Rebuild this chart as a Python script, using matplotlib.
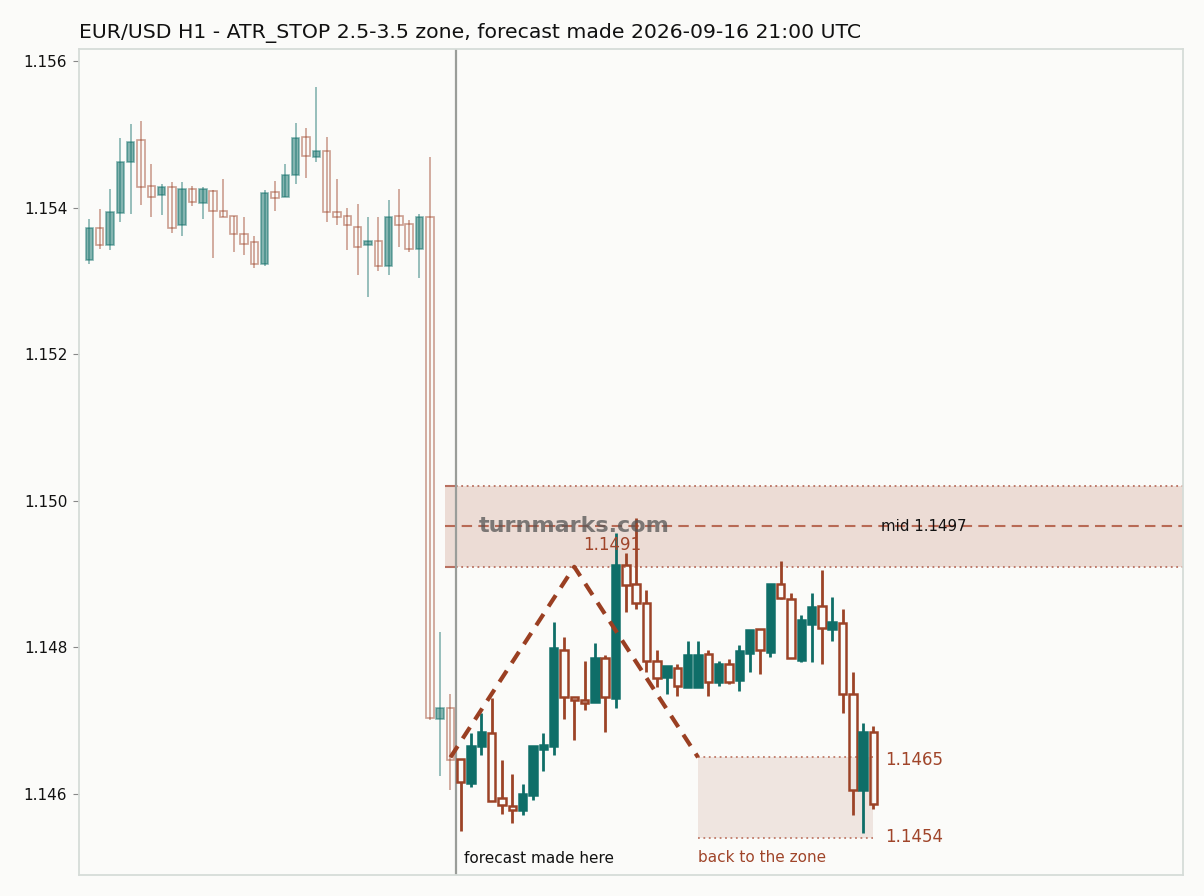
import numpy as np
import matplotlib.pyplot as plt
from matplotlib.patches import Rectangle

# history candles (faded) and forecast-period candles, H1
hist_open = [1.15328, 1.15372, 1.15349, 1.15392, 1.15462, 1.15492, 1.15429, 1.15417, 1.15428, 1.15376,
             1.15425, 1.15406, 1.15422, 1.15395, 1.15388, 1.15364, 1.15353, 1.15323, 1.15421, 1.15415,
             1.15444, 1.15496, 1.15469, 1.15477, 1.15394, 1.15388, 1.15374, 1.15349, 1.15354, 1.15320,
             1.15388, 1.15377, 1.15343, 1.15387, 1.14703, 1.14718]
hist_high = [1.15385, 1.15398, 1.15426, 1.15495, 1.15514, 1.15518, 1.15459, 1.15432, 1.15435, 1.15435,
             1.15430, 1.15428, 1.15424, 1.15439, 1.15388, 1.15387, 1.15361, 1.15424, 1.15436, 1.15459,
             1.15515, 1.15508, 1.15564, 1.15496, 1.15439, 1.15400, 1.15405, 1.15387, 1.15387, 1.15410,
             1.15425, 1.15383, 1.15391, 1.15469, 1.14821, 1.14736]
hist_low = [1.15323, 1.15343, 1.15342, 1.15381, 1.15391, 1.15403, 1.15387, 1.15390, 1.15366, 1.15361,
            1.15402, 1.15384, 1.15331, 1.15387, 1.15340, 1.15336, 1.15317, 1.15321, 1.15396, 1.15414,
            1.15432, 1.15440, 1.15462, 1.15381, 1.15376, 1.15342, 1.15308, 1.15278, 1.15314, 1.15308,
            1.15346, 1.15340, 1.15304, 1.14701, 1.14624, 1.14606]
hist_close = [1.15372, 1.15349, 1.15394, 1.15462, 1.15490, 1.15428, 1.15415, 1.15428, 1.15372, 1.15426,
              1.15407, 1.15426, 1.15395, 1.15387, 1.15364, 1.15350, 1.15323, 1.15420, 1.15413, 1.15444,
              1.15495, 1.15470, 1.15477, 1.15394, 1.15387, 1.15376, 1.15346, 1.15354, 1.15320, 1.15387,
              1.15376, 1.15344, 1.15387, 1.14704, 1.14717, 1.14646]

fut_open = [1.14648, 1.14615, 1.14665, 1.14683, 1.14595, 1.14584, 1.14578, 1.14599, 1.14662, 1.14665,
            1.14797, 1.14733, 1.14728, 1.14725, 1.14785, 1.14731, 1.14913, 1.14886, 1.14860, 1.14782,
            1.14759, 1.14772, 1.14746, 1.14746, 1.14791, 1.14753, 1.14778, 1.14755, 1.14793, 1.14825,
            1.14794, 1.14887, 1.14866, 1.14783, 1.14832, 1.14856, 1.14825, 1.14833, 1.14737, 1.14606,
            1.14684]
fut_high = [1.14648, 1.14683, 1.14710, 1.14731, 1.14647, 1.14627, 1.14614, 1.14666, 1.14683, 1.14834,
            1.14814, 1.14733, 1.14781, 1.14806, 1.14789, 1.14956, 1.14929, 1.14976, 1.14878, 1.14796,
            1.14775, 1.14777, 1.14809, 1.14809, 1.14796, 1.14781, 1.14784, 1.14803, 1.14824, 1.14825,
            1.14886, 1.14918, 1.14874, 1.14844, 1.14874, 1.14906, 1.14869, 1.14852, 1.14766, 1.14697,
            1.14693]
fut_low = [1.14550, 1.14610, 1.14653, 1.14590, 1.14573, 1.14561, 1.14571, 1.14592, 1.14632, 1.14653,
           1.14702, 1.14673, 1.14715, 1.14725, 1.14685, 1.14718, 1.14848, 1.14852, 1.14766, 1.14746,
           1.14737, 1.14734, 1.14746, 1.14746, 1.14734, 1.14748, 1.14750, 1.14741, 1.14767, 1.14764,
           1.14787, 1.14866, 1.14785, 1.14780, 1.14780, 1.14778, 1.14809, 1.14710, 1.14572, 1.14547,
           1.14580]
fut_close = [1.14617, 1.14666, 1.14685, 1.14590, 1.14585, 1.14578, 1.14600, 1.14665, 1.14667, 1.14799,
             1.14732, 1.14728, 1.14724, 1.14785, 1.14733, 1.14913, 1.14885, 1.14860, 1.14782, 1.14758,
             1.14774, 1.14748, 1.14790, 1.14790, 1.14753, 1.14778, 1.14753, 1.14795, 1.14824, 1.14796,
             1.14886, 1.14867, 1.14786, 1.14837, 1.14855, 1.14826, 1.14835, 1.14736, 1.14605, 1.14684,
             1.14586]

zone_top = 1.1502
zone_bot = 1.1491
zone_mid = 1.14965
path_x = [35, 47, 59]
path_y = [1.1465, 1.1491, 1.1465]
target_top = 1.1465
target_bot = 1.1454
target_x0, target_x1 = 59, 76
forecast_x = 35.5
yticks = [1.146, 1.148, 1.150, 1.152, 1.154, 1.156]

BG = '#fbfbf9'
UP = '#0f6e68'
DN = '#9c4327'

fig = plt.figure(figsize=(12.04, 8.96), dpi=100, facecolor=BG)
ax = fig.add_axes([79/1204, 1 - 875/896, 1104/1204, 826/896])
ax.set_facecolor(BG)


def draw(i, o, h, l, c, alpha, lw_wick, lw_body, hollow_fill):
    up = c >= o
    col = UP if up else DN
    lo, hi = min(o, c), max(o, c)
    w = 0.72
    if up:
        ax.vlines(i, l, h, color=col, lw=lw_wick, alpha=alpha, zorder=3)
        ax.add_patch(Rectangle((i - w/2, lo), w, hi - lo, facecolor=col, edgecolor=col,
                               lw=lw_body, alpha=alpha, zorder=4))
    else:
        if hollow_fill:
            ax.vlines(i, hi, h, color=col, lw=lw_wick, alpha=alpha, zorder=3)
            ax.vlines(i, l, lo, color=col, lw=lw_wick, alpha=alpha, zorder=3)
        else:
            ax.vlines(i, l, h, color=col, lw=lw_wick, alpha=alpha, zorder=3)
        ax.add_patch(Rectangle((i - w/2, lo), w, hi - lo, facecolor='none', edgecolor=col,
                               lw=lw_body, alpha=alpha, zorder=4))


for i in range(len(hist_open)):
    draw(i, hist_open[i], hist_high[i], hist_low[i], hist_close[i], 0.5, 1.2, 1.2, False)
n0 = len(hist_open)
for k in range(len(fut_open)):
    draw(n0 + k, fut_open[k], fut_high[k], fut_low[k], fut_close[k], 1.0, 2.0, 1.8, True)

# zone band
x_right = 106
ax.add_patch(Rectangle((34.5, zone_bot), x_right - 34.5, zone_top - zone_bot,
                       facecolor='#ecdcd5', edgecolor='none', zorder=1))
ax.hlines([zone_top, zone_bot], 34.5, x_right, colors='#b87060', linestyles=(0, (1, 2)), lw=1.3, zorder=2)
ax.hlines([zone_top, zone_bot], 34.5, 35.5, colors='#b87060', lw=1.5, zorder=2)
ax.hlines(zone_mid, 34.5, x_right, colors='#b86a55', linestyles=(0, (5, 3)), lw=1.5, zorder=2)
ax.text(76.7, zone_mid, 'mid 1.1497', fontsize=10.8, color='#111111', va='center', ha='left', zorder=6)

# target box
ax.add_patch(Rectangle((target_x0, target_bot), target_x1 - target_x0, target_top - target_bot,
                       facecolor='#efe5e0', edgecolor='none', zorder=1))
ax.hlines([target_top, target_bot], target_x0, target_x1, colors='#c07a68', linestyles=(0, (1, 2)),
          lw=1.3, zorder=2)
ax.text(77.1, target_top - 0.00003, '1.1465', fontsize=12, color='#a0452a', va='center', ha='left')
ax.text(77.1, target_bot + 0.00001, '1.1454', fontsize=12, color='#a0452a', va='center', ha='left')
ax.text(target_x0, 1.14524, 'back to the zone', fontsize=11, color='#a0452a', va='top', ha='left')

# forecast path
ax.plot(path_x, path_y, color='#9a3f22', lw=3, dashes=(3.2, 2.2), zorder=5)
ax.text(47.85, path_y[1] + 0.00017, '1.1491', fontsize=12, color='#a0452a', ha='left', va='bottom', zorder=6)

ax.axvline(forecast_x, color='#9a9d99', lw=1.6, zorder=2)
ax.text(forecast_x + 0.8, 1.14522, 'forecast made here', fontsize=11, color='#111111', va='top', ha='left')

ax.text(47.0, zone_mid, 'turnmarks.com', fontsize=16, fontweight='bold', color='#555555', alpha=0.75,
        ha='center', va='center', zorder=7)

ax.set_xlim(-1, 106)
ax.set_ylim(1.144895, 1.156164)
ax.set_xticks([])
ax.set_yticks(yticks)
ax.set_yticklabels(['%.3f' % t for t in yticks])
ax.tick_params(axis='y', labelsize=11, color='#888888', length=4, pad=4.5, labelcolor='#111111')
for s in ax.spines.values():
    s.set_color('#d6dcd8')
    s.set_linewidth(1.3)

ax.set_title('EUR/USD H1 - ATR_STOP 2.5-3.5 zone, forecast made 2026-09-16 21:00 UTC',
             fontsize=14.65, loc='left', color='#111111', pad=8)

fig.savefig('out.png', dpi=100, facecolor=BG)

Task brief:
Repeat, with no pictures, each line from the beginning of the data through the line containing "from matplotlib.patches import Rectangle", inclusive.

Solution for this task:
Rebuild this chart as a Python script, using matplotlib.
import numpy as np
import matplotlib.pyplot as plt
from matplotlib.patches import Rectangle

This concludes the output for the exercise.